Sem entender, Lira ligou para reclamar com o ministro da Fazenda, Fernando Haddad, que informou que o presidente da Câmara havia batido em porta errada. Não partiu do governo o rompimento do acordo costurado no Congresso que estipulou os 20% nas compras até 50 dólares nos sites chineses.
Toc-toc
Um dia antes, Lira se encontrou em Brasília com o prefeito de Maceió, João Henrique Caldas, o JHC (PL), figura de seu grupo político.
A viagem de JHC a Brasília foi para comunicar Lira sobre o rompimento de um outro acordo: de que não aceitaria mais a indicação do presidente da Câmara do nome do vice na chapa para a tentativa de reeleição na capital alagoana.

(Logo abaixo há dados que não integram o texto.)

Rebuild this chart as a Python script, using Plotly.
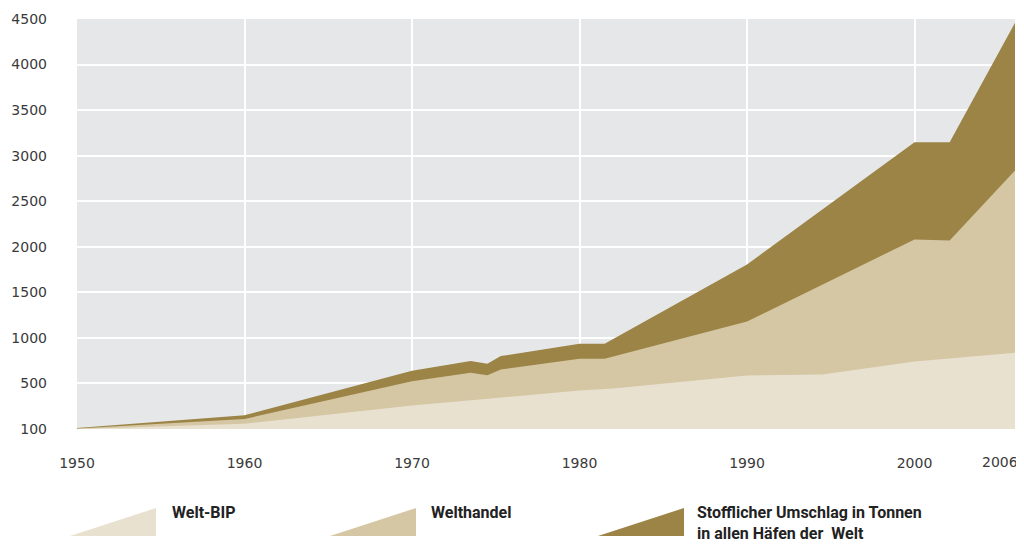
import plotly.graph_objects as go

# Data (index values, read from the reference; axis units)
years_hafen = [1950, 1960, 1970, 1973.5, 1974.5, 1975.3, 1980, 1981.5, 1990, 2000, 2002.1, 2006]
hafen = [10, 150, 640, 745, 715, 800, 935, 935, 1805, 3148, 3148, 4458]

years_handel = [1950, 1960, 1970, 1973.5, 1974.5, 1975.3, 1980, 1981.5, 1990, 2000, 2002.1, 2006]
handel = [5, 110, 525, 617, 590, 653, 770, 770, 1180, 2080, 2070, 2837]

years_bip = [1950, 1960, 1970, 1980, 1982, 1990, 1994.5, 2000, 2006]
bip = [0, 57, 258, 423, 445, 587, 598, 740, 836]

y_tickvals = [0, 500, 1000, 1500, 2000, 2500, 3000, 3500, 4000, 4500]
y_ticktext = ["100", "500", "1000", "1500", "2000", "2500", "3000", "3500", "4000", "4500"]
x_tickvals = [1950, 1960, 1970, 1980, 1990, 2000, 2006]
x_ticktext = ["1950", "1960", "1970", "1980", "1990", "2000", "2006"]

names = ["Welt-BIP", "Welthandel", "Stofflicher Umschlag in Tonnen<br>in allen Häfen der  Welt"]
colors = ["#e8e1cf", "#d5c7a4", "#9c8446"]

fig = go.Figure()
fig.add_trace(go.Scatter(x=years_hafen, y=hafen, mode="lines", line=dict(width=0, color=colors[2]),
                         fill="tozeroy", fillcolor=colors[2], name=names[2], showlegend=False))
fig.add_trace(go.Scatter(x=years_handel, y=handel, mode="lines", line=dict(width=0, color=colors[1]),
                         fill="tozeroy", fillcolor=colors[1], name=names[1], showlegend=False))
fig.add_trace(go.Scatter(x=years_bip, y=bip, mode="lines", line=dict(width=0, color=colors[0]),
                         fill="tozeroy", fillcolor=colors[0], name=names[0], showlegend=False))

# page body has an 8px margin: figure drawn at (8, 8)
OFF = 8
W, H = 1024 - OFF, 545 - OFF
# plot area in screen pixels
SX0, SX1, SY0, SY1 = 77, 1015, 19, 429
L, R, T, B = SX0 - OFF, W - (SX1 - OFF), SY0 - OFF, H - (SY1 - OFF)
PW, PH = SX1 - SX0, SY1 - SY0

fig.update_layout(
    width=W, height=H,
    margin=dict(l=L, r=R, t=T, b=B),
    paper_bgcolor="white",
    plot_bgcolor="#e6e7e8",
    font=dict(family="DejaVu Sans", size=14, color="#3a3a3a"),
    xaxis=dict(range=[1950, 2006], tickvals=x_tickvals[:-1], ticktext=x_ticktext[:-1],
               showgrid=True, gridcolor="white", gridwidth=1.5, zeroline=False,
               showline=False, ticks="", ticklabelstandoff=24, automargin=False),
    yaxis=dict(range=[0, 4500], tickvals=y_tickvals, ticktext=y_ticktext,
               showgrid=True, gridcolor="white", gridwidth=1.5, zeroline=False,
               showline=False, ticks="", ticklabelstandoff=29, automargin=False),
)


def px(sx):
    return (sx - SX0) / PW


def py(sy):
    return (SY1 - sy) / PH


annotations = []
shapes = []
# last x tick label (at the right edge), shifted left so it stays on the page
annotations.append(dict(xref="x", yref="paper", x=x_tickvals[-1], y=py(462), xanchor="center",
                        yanchor="middle", xshift=-15, showarrow=False, text=x_ticktext[-1],
                        font=dict(family="DejaVu Sans", size=14, color="#3a3a3a")))

# Custom legend: right-angled triangles + bold labels
legend_x = [70, 330, 598]
text_x = [170, 429, 695]
for i in range(3):
    x0 = px(legend_x[i])
    x1 = px(legend_x[i] + 86)
    yb = py(536)
    yt = py(508)
    shapes.append(dict(type="path", xref="paper", yref="paper",
                       path=f"M {x0} {yb} L {x1} {yb} L {x1} {yt} Z",
                       fillcolor=colors[i], line=dict(width=0)))
    annotations.append(dict(xref="paper", yref="paper", x=px(text_x[i]), y=py(501),
                            xanchor="left", yanchor="top", showarrow=False, align="left",
                            text=f"<b>{names[i]}</b>",
                            font=dict(family="Roboto, sans-serif", size=16, color="#222222")))
fig.update_layout(shapes=shapes, annotations=annotations)

fig.write_html("out.html")
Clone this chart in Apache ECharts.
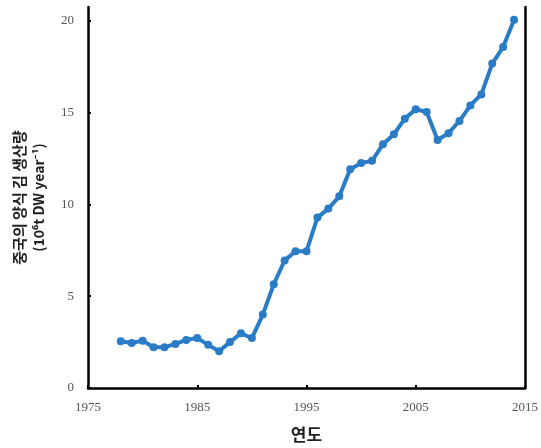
<!DOCTYPE html>
<html>
<head>
<meta charset="utf-8">
<script src="https://cdn.jsdelivr.net/npm/echarts@5/dist/echarts.min.js"></script>
<style>
  html, body { margin: 0; padding: 0; background: #fff; }
  #chart { width: 541px; height: 448px; }
</style>
</head>
<body>
<div id="chart"></div>
<script>
// 연도별 중국 양식 김 생산량
const years = [1978, 1979, 1980, 1981, 1982, 1983, 1984, 1985, 1986, 1987,
  1988, 1989, 1990, 1991, 1992, 1993, 1994, 1995, 1996, 1997,
  1998, 1999, 2000, 2001, 2002, 2003, 2004, 2005, 2006, 2007,
  2008, 2009, 2010, 2011, 2012, 2013, 2014]
const production = [2.55, 2.45, 2.58, 2.22, 2.22, 2.4, 2.62, 2.72, 2.35, 2.0,
  2.5, 2.98, 2.72, 4.0, 5.65, 6.95, 7.45, 7.45, 9.28, 9.77,
  10.44, 11.92, 12.25, 12.37, 13.28, 13.82, 14.67, 15.18, 15.03, 13.51,
  13.88, 14.54, 15.39, 15.99, 17.67, 18.57, 20.05]

const xTicks = [1975, 1985, 1995, 2005, 2015]
const yTicks = [0, 5, 10, 15, 20]

const chart = echarts.init(document.getElementById('chart'))

const serif = "'Liberation Serif', 'DejaVu Serif', serif"
const kor = "'Noto Sans CJK KR', 'Noto Sans', sans-serif"

let seriesData = years.map((y, i) => [y, production[i]])

chart.setOption({
  animation: false,
  grid: { left: 88, right: 16, top: 7, bottom: 58 },
  xAxis: {
    type: 'value',
    min: xTicks[0],
    max: xTicks[xTicks.length - 1],
    interval: 10,
    name: '연도',
    nameLocation: 'middle',
    nameGap: 38,
    nameTextStyle: { fontFamily: kor, fontWeight: 'bold', fontSize: 17, color: '#222' },
    axisLine: { lineStyle: { color: '#000', width: 2.5 } },
    axisTick: { inside: true, length: 3, lineStyle: { color: '#000', width: 2 } },
    axisLabel: { fontFamily: serif, fontSize: 13, color: '#555', margin: 13, formatter: v => String(v) },
    splitLine: { show: false }
  },
  yAxis: [{
    type: 'value',
    min: yTicks[0],
    max: 20.75,
    interval: 5,
    name: '{a|중국의 양식 김 생산량}\n{b|(10⁶t DW year⁻¹)}',
    nameLocation: 'middle',
    nameRotate: 90,
    nameGap: 39,
    nameTextStyle: {
      rich: {
        a: { fontFamily: kor, fontWeight: 'bold', fontSize: 15, color: '#222', lineHeight: 20 },
        b: { fontFamily: kor, fontWeight: 'bold', fontSize: 14, color: '#222', lineHeight: 20 }
      }
    },
    axisLine: { show: true, lineStyle: { color: '#000', width: 2.5 } },
    axisTick: { inside: true, length: 3, lineStyle: { color: '#000', width: 2 } },
    axisLabel: { fontFamily: serif, fontSize: 13, color: '#555', margin: 14, showMaxLabel: false },
    splitLine: { show: false }
  }, {
    type: 'value',
    position: 'right',
    min: 0,
    max: 20.75,
    axisLine: { show: true, lineStyle: { color: '#000', width: 2.5 } },
    axisTick: { show: false },
    axisLabel: { show: false },
    splitLine: { show: false }
  }],
  series: [{
    type: 'line',
    data: seriesData,
    symbol: 'circle',
    symbolSize: 8,
    lineStyle: { color: '#2a7cc6', width: 4 },
    itemStyle: { color: '#2a7cc6' }
  }]
})
</script>
</body>
</html>
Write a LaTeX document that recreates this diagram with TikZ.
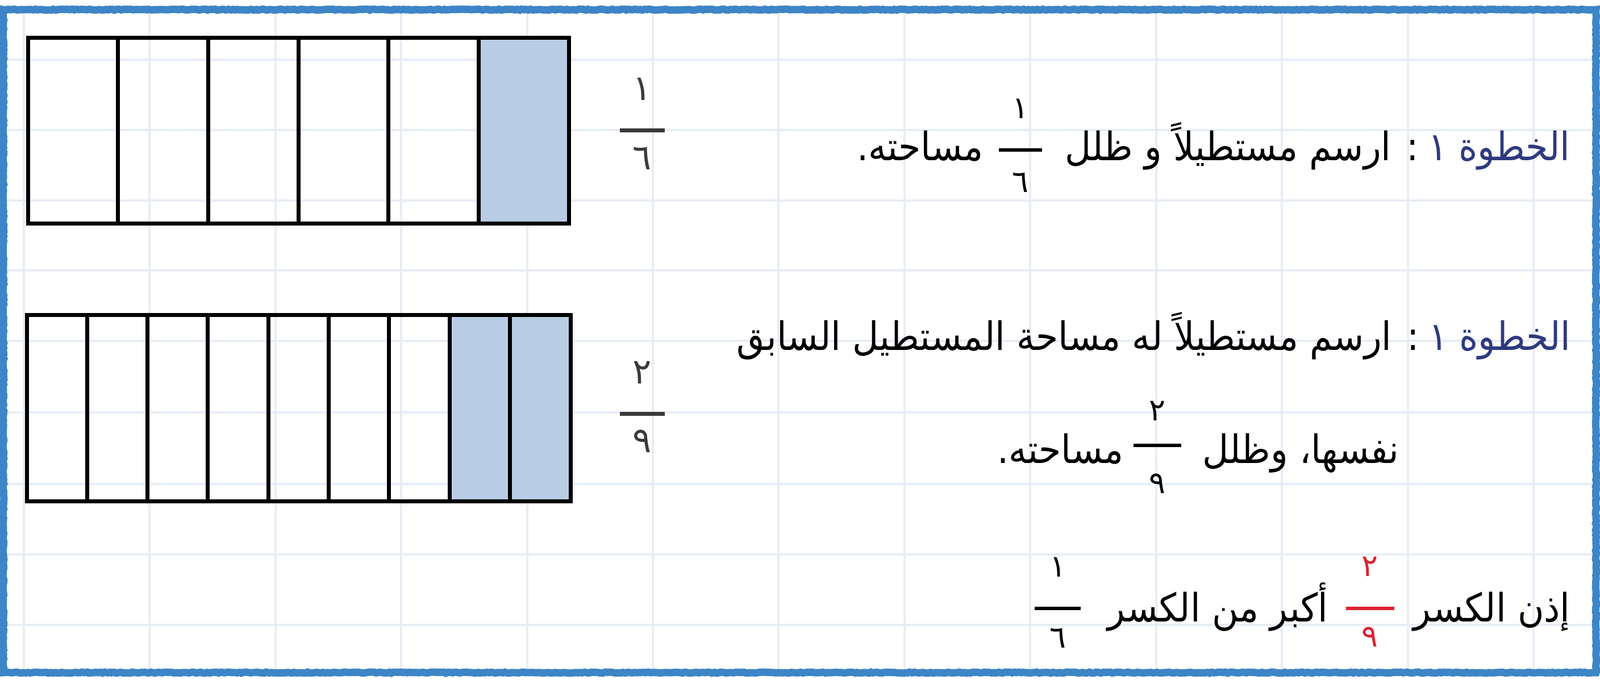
\documentclass[tikz,border=0pt]{standalone}
\usepackage{fontspec}
\TeXXeTstate=1
\newfontfamily\arabicfont[Script=Arabic,FakeStretch=0.92]{DejaVu Sans}
\newfontfamily\arabicnum[Script=Arabic]{DejaVu Sans}
\usetikzlibrary{decorations.pathmorphing}
\definecolor{gridc}{HTML}{E8EDF5}
\definecolor{frameblue}{HTML}{3D85C6}
\definecolor{shadec}{HTML}{B8CCE4}
\definecolor{navyc}{HTML}{2E3A7E}
\definecolor{fracred}{HTML}{DC2330}
\definecolor{numgray}{HTML}{3A3A3A}
\begin{document}
\begin{tikzpicture}[x=0.5pt,y=-0.5pt,
  gridline/.style={gridc,line width=2pt},
  boxline/.style={line width=3.5pt,black},
  framebox/.style={frameblue,line width=6.5pt,decorate,
    decoration={random steps,segment length=2pt,amplitude=0.45pt}},
  sidenum/.style={font=\arabicnum\fontsize{31}{36}\selectfont,text=numgray,inner sep=0pt},
  inum/.style={font=\arabicnum\fontsize{27}{30}\selectfont,inner sep=0pt},
  arab/.style={font=\arabicfont\fontsize{34.5}{40}\selectfont,inner sep=0pt},
  stepword/.style={arab,text=navyc},
  fbar/.style={line width=3pt}]
\useasboundingbox (0,0) rectangle (2816,1197);
\fill[white] (0,0) rectangle (2816,1197);
\foreach \x in {42,263,485,706,928,1149,1370,1592,1813,2035,2256,2478,2699}
  \draw[gridline] (\x,17) -- (\x,1184);
\foreach \y in {105,229,353,476,600,726,852,976,1100}
  \draw[gridline] (6,\y) -- (2809,\y);
% rectangle 1
\fill[shadec] (842.3,67) rectangle (1001,394);
\draw[boxline] (49,67) rectangle (1001,394);
\foreach \i in {1,...,5} \draw[boxline] ({49+158.67*\i},67) -- ({49+158.67*\i},394);
% rectangle 2
\fill[shadec] ({47+106.33*7},555) rectangle (1004,882);
\draw[boxline] (47,555) rectangle (1004,882);
\foreach \i in {1,...,8} \draw[boxline] ({47+106.33*\i},555) -- ({47+106.33*\i},882);
% side fractions
\node[sidenum] (sa1) at (1130,157) {١};
\coordinate (sab1) at (1091,230); \coordinate (sab2) at (1170,230);
\draw[fbar,numgray,line width=3.5pt] (sab1) -- (sab2);
\node[sidenum] (sa2) at (1130,279) {٦};
\node[sidenum] (sb1) at (1130,656) {٢};
\coordinate (sbb1) at (1091,728); \coordinate (sbb2) at (1170,728);
\draw[fbar,numgray,line width=3.5pt] (sbb1) -- (sbb2);
\node[sidenum] (sb2) at (1130,777) {٩};
% line 1
\node[stepword,anchor=base east] (h1) at (2764,283) {\beginR الخطوة ١\endR};
\node[arab,anchor=base east] (t1a) at (2497,283) {\beginR: ارسم مستطيلاً و ظلل\endR};
\node[inum] (f1n) at (1796,191) {١};
\coordinate (f1b1) at (1758,264); \coordinate (f1b2) at (1834,264);
\draw[fbar] (f1b1) -- (f1b2);
\node[inum] (f1d) at (1796,321) {٦};
\node[arab,anchor=base east] (t1b) at (1731,283) {\beginR مساحته.\endR};
% line 2
\node[stepword,anchor=base east] (h2) at (2765,617) {\beginR الخطوة ١\endR};
\node[arab,anchor=base east] (t2a) at (2498,617) {\beginR: ارسم مستطيلاً له مساحة المستطيل السابق\endR};
\node[arab,anchor=base east] (t2b) at (2463,815) {\beginR نفسها، وظلل\endR};
\node[inum] (f2n) at (2037,723) {٢};
\coordinate (f2b1) at (1995,784); \coordinate (f2b2) at (2079,784);
\draw[fbar] (f2b1) -- (f2b2);
\node[inum] (f2d) at (2037,851) {٩};
\node[arab,anchor=base east] (t2c) at (1978,815) {\beginR مساحته.\endR};
% line 3
\node[arab,anchor=base east] (t3a) at (2764,1094) {\beginR إذن الكسر\endR};
\node[inum,text=fracred] (f3n) at (2411,997) {٢};
\coordinate (f3b1) at (2369,1071); \coordinate (f3b2) at (2454,1071);
\draw[fbar,fracred] (f3b1) -- (f3b2);
\node[inum,text=fracred] (f3d) at (2411,1121) {٩};
\node[arab,anchor=base east] (t3b) at (2338,1094) {\beginR أكبر من الكسر\endR};
\node[inum] (f4n) at (1862,998) {١};
\coordinate (f4b1) at (1821,1071); \coordinate (f4b2) at (1902,1071);
\draw[fbar] (f4b1) -- (f4b2);
\node[inum] (f4d) at (1862,1123) {٦};
% frame
\draw[framebox] (6,17) -- (2809,17) -- (2809,1184) -- (6,1184) -- cycle;
\end{tikzpicture}
\end{document}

O prefeito de Maceió – que em 7 de outubro de 2022 deixou o PSB, de Geraldo Alckmin, para embarcar no PL, de Bolsonaro – teria informado que seu vice será o senador Bruno Cunha, implodindo o grupo comandado por Lira no estado nordestino.
Ao se candidatar a vice, Cunha deixará o cargo no Senado nas mãos de Eudocia Caldas, mãe de JHC, que vai fortalecer a bancada do PL na casa.
Há cerca de um mês, no início de abril, JHC teria recebido as bênçãos de Jair Bolsonaro para ser o candidato da extrema direita nas eleições de outubro.
A articulação que implodiu o acordo com Lira, ao que tudo indica, contou com a participação do ex-presidente.
A estratégia ficou ainda mais clara após a reunião de líderes do Senado, na noite desta quarta, depois que Pacheco resolveu adiar a votação do PL do Mover.
Em dobradinha com Carlos Portinho (PL-RJ), líder do PL no Senado, Flávio Bolsonaro (PL-RJ) tenta encurralar o governo na taxação ‘das blusinhas’, deixando claro que a vingança do ex-presidente passou por cima até mesmo de Lira.
Na entrevista após a reunião, Flávio afirmou que, agora, vai brigar para que produtos nacionais também tenham alíquotas reduzidas e não paguem mais do que 20% de tributos.
“A oposição entende que o melhor caminho é a emenda que foi apresentada por mim de desonerar o custo da indústria nacional como uma forma de deixá-la mais competitiva em relação à indústria chinesa. […] Como não abrimos mão disso, queremos que haja o reequilíbrio não aumentando uma taxação dos produtos importados, mas reduzindo a taxação sobre a indústria nacional”, disse o filho de Bolsonaro.
A emenda, que vai conturbar a votação do PL Mover, de extremo interesse do governo, representa uma mudança de posição do clã Bolsonaro, que antes tentava simplesmente derrubar a taxação negociada pelo próprio ex-presidente junto aos deputados do PL.
Com a mudança de estratégia, Bolsonaro e seus filhos tentam emparedar o governo. A emenda de Flávio, de baixar impostos na indústria nacional, impacta diretamente nas contas públicas em um momento em que o governo Lula e Fernando Haddad lutam para aumentar a arrecadação.
Fora do jogo, inelegível até 2030, Bolsonaro antecipa as eleições de 2026 antes mesmo do pleito municipal de outubro ao defender a redução de impostos para uma burguesia sedenta de lucros e que já aderiu ao fascismo para isso.
A medida lembra, em parte, as pautas-bomba instaladas por Eduardo Cunha em 2016, que culminaram no golpe contra Dilma Rousseff (PT).
Com a emenda, o clã Bolsonaro coloca mais uma vez uma bomba no colo de Lula, em meio a um cenário de guerra no Congresso Nacional e em uma conjuntura política e midiática pouco favorável.
Bolsonaro mostra que não tem escrúpulos nem com os aliados, como Lira. E lembra o voto no golpe, quando homenageou o torturador Carlos Alberto Brilhante Ustra. Bolsonaro agora tortura não o governo, mas os mais de 215 milhões de brasileiros que não fazem parte dos beneficiados pela sua politicalha.